Landscape is not merely the world we see, according to master printmaker Sarah Amos; it is a way of seeing the world, both real and imagined. For over thirty years, Amos's marks on paper, a visual language of dotted lines traversing across the picture plane, reveal windows into her life's journey to the States, with traces of aboriginal and cultural identity never lagging far behind. In Amos' words, "I record, observe, assemble and archive organic objects, cultural relics, places, tools and experiences, creating a highly personalized iconography. My drawings, paintings, and prints are not only visual diaries, but a language of the real, the imagined, and the half-forgotten".
At the upcoming Art New York, CYNTHIA-REEVES debuts the first public exhibition of Sarah Amos' Cats in the Cradle, (2007), the artist' deeply personal and most ambitious mural-sized collograph and etching to date. The artwork previously was featured on the set of the 2010 Oscar Award winning film, Black Swan. Stretching nearly 8 x 13 feet and comprised of 19 distinct images of shifting planes of land and sea, Cats in the Cradle suggests a mapping marked by deep roots, a complex interweaving of layers against a midnight ground. Here the entanglement and repetition of line and motif together trace the artist's physical and psychological journey: dramatic spatial shifts posit the urban against the rural, opposing worlds with which Amos is familiar. "Our notion of landscape is changing," she writes. "We tend to have either an idealistic or disenfranchised view of our environs, yet, in reality, due to climatic conditions, our landscape and our relationship to it is under severe change."

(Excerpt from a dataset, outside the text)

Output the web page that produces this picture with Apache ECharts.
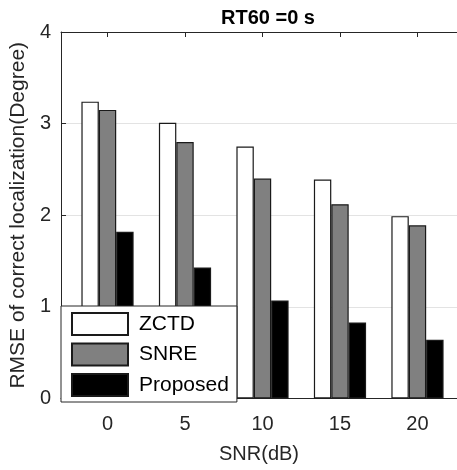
<!DOCTYPE html>
<html><head><meta charset="utf-8">
<script src="https://cdn.jsdelivr.net/npm/echarts@6/dist/echarts.min.js"></script>
<style>html,body{margin:0;padding:0;background:#fff}#c{width:457px;height:470px}</style>
</head><body><div id="c"></div>
<script>
const snr = [0, 5, 10, 15, 20];
const zctd = [3.24, 3.01, 2.75, 2.39, 1.99];
const snre = [3.15, 2.80, 2.40, 2.12, 1.89];
const proposed = [1.82, 1.43, 1.07, 0.83, 0.64];
const seriesNames = ['ZCTD', 'SNRE', 'Proposed'];
const yTicks = [0, 1, 2, 3, 4];

const font = 'Liberation Sans, Arial, sans-serif';
const chart = echarts.init(document.getElementById('c'), null, {renderer: 'canvas'});
function pairs(vals) { return snr.map((x, i) => [x, vals[i]]); }
const colors = ['#ffffff', '#808080', '#000000'];
const data = [zctd, snre, proposed];
chart.setOption({
  animation: false,
  title: {
    text: 'RT60 =0 s', left: 263, top: 3, textAlign: 'center',
    textStyle: {fontFamily: font, fontSize: 20, fontWeight: 'bold', color: '#000'}
  },
  grid: {left: 61, top: 32, right: 0, bottom: 71.5},
  legend: {
    orient: 'vertical', left: 61, top: 306,
    data: seriesNames,
    itemWidth: 56, itemHeight: 22, itemGap: 6.5,
    padding: [6, 8, 5, 10],
    backgroundColor: '#fff', borderColor: '#262626', borderWidth: 1,
    textStyle: {fontFamily: font, fontSize: 21, color: '#000', padding: [0, 0, 0, 6]},
    icon: 'rect'
  },
  xAxis: [{
    type: 'value', min: -3, max: 22.55,
    axisLine: {show: true, onZero: false, lineStyle: {color: '#262626', width: 1}},
    axisTick: {show: true, inside: true, length: 5, customValues: snr, lineStyle: {color: '#262626'}},
    axisLabel: {customValues: snr, fontFamily: font, fontSize: 20, color: '#262626', margin: 16},
    splitLine: {show: false},
    name: 'SNR(dB)', nameLocation: 'middle', nameGap: 46,
    nameTextStyle: {fontFamily: font, fontSize: 20, color: '#262626'}
  }, {
    type: 'value', min: -3, max: 22.55, position: 'top',
    axisLine: {show: true, onZero: false, lineStyle: {color: '#262626', width: 1}},
    axisTick: {show: true, inside: true, length: 5, customValues: snr, lineStyle: {color: '#262626'}},
    axisLabel: {show: false}, splitLine: {show: false}
  }],
  yAxis: {
    type: 'value', min: 0, max: 4, interval: 1,
    axisLine: {show: true, onZero: false, lineStyle: {color: '#262626', width: 1}},
    axisTick: {show: true, inside: true, length: 5, lineStyle: {color: '#262626'}},
    axisLabel: {customValues: yTicks, fontFamily: font, fontSize: 20, color: '#262626', margin: 10},
    splitLine: {show: true, lineStyle: {color: '#e3e3e3', width: 1}},
    name: 'RMSE of correct localization(Degree)', nameLocation: 'middle', nameGap: 27,
    nameTextStyle: {fontFamily: font, fontSize: 21, color: '#262626'}
  },
  series: seriesNames.map((n, k) => ({
    name: n, type: 'bar', xAxisIndex: 0,
    barWidth: 17.4, barGap: '0%',
    data: pairs(data[k]),
    itemStyle: {color: colors[k], borderColor: '#1a1a1a', borderWidth: 1.2}
  }))
});
</script></body></html>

"Amos is an artist who continually pushes the boundaries of the landscape tradition. She does so also with her chosen medium of printmaking, not afraid to explore, experiment and invent. Contrary to the standard practice of printing editions, Amos makes works that are unique states. She draws over many of her prints, adding additional information in pencil, ink, paint or wash. The works are ambitious in size: they are no longer merely works on paper but instead tapestry-like in scale. The image is pushed all the way to the edge, which not only redefines the "printmaking border" but also positions the works within the realm of painting. Plates are used in multiple configurations. Collography, a technique where the image is inscribed on blocks of cardboard rather than precious metals or stones allows her to gouge, draw, cut and splice a collage of marks that, when printed, give the density, complexity and depth of which she is renowned. She encourages us to get inside the works, lift up the layers and explore what is beneath." (Vincent Alessi, freelance writer, curator, Artistic Director, LUMA | La Trobe University Museum of Art, Melbourne, Australia)
Amos' most recent work brings her vanguard approach in collograph printmaking to fabric; and, further, she explores the traditional etched line through the use of stitching. The work becomes intensely tactile and densely worked, with entire areas rhythmically hand-stitched. There is dynamism to these works, and a satisfying sense of dimensionality, which had been suggested in the prior series of works on paper, but here the materiality takes a central role in communicating the volume that has always been hinted at in her work.
A native of Melbourne, Australia, Sarah Amos studied at the Phillip Institute of Technology there, where she became a Master Printer, and further pursued her training at the Tamarind Institute Master Printer Program in Albuquerque, NM. A recipient of the coveted Joan Mitchell award in painting, (2013), she received fellowships at the Santa Fe Institute Residency, the Ballinglen Arts Foundation in Ireland, and Kaus Australia Residency in Holland. Amos continues to exhibit regularly in the United States and Australia, and is well collected by museums and institutions, including the La Trobe University Museum, Melbourne; The Katonah Museum, Katonah, NY; the Tweed Museum, Deluth, MN; among others. Her works has been featured in the Wall Street Journal, Art Collector Australia, Art Review and publications devoted exclusively to printmaking and work on paper.
Art New York opens May 3 - 8 at Pier 94, 12th Avenue and 55th Street in New York City. CYNTHIA-REEVES will also feature works by Gudrun Mertes-Frady, Allison Gildersleeve, JaeHyo Lee, Oliver Marsden, George Sherwood and Lionel Smit.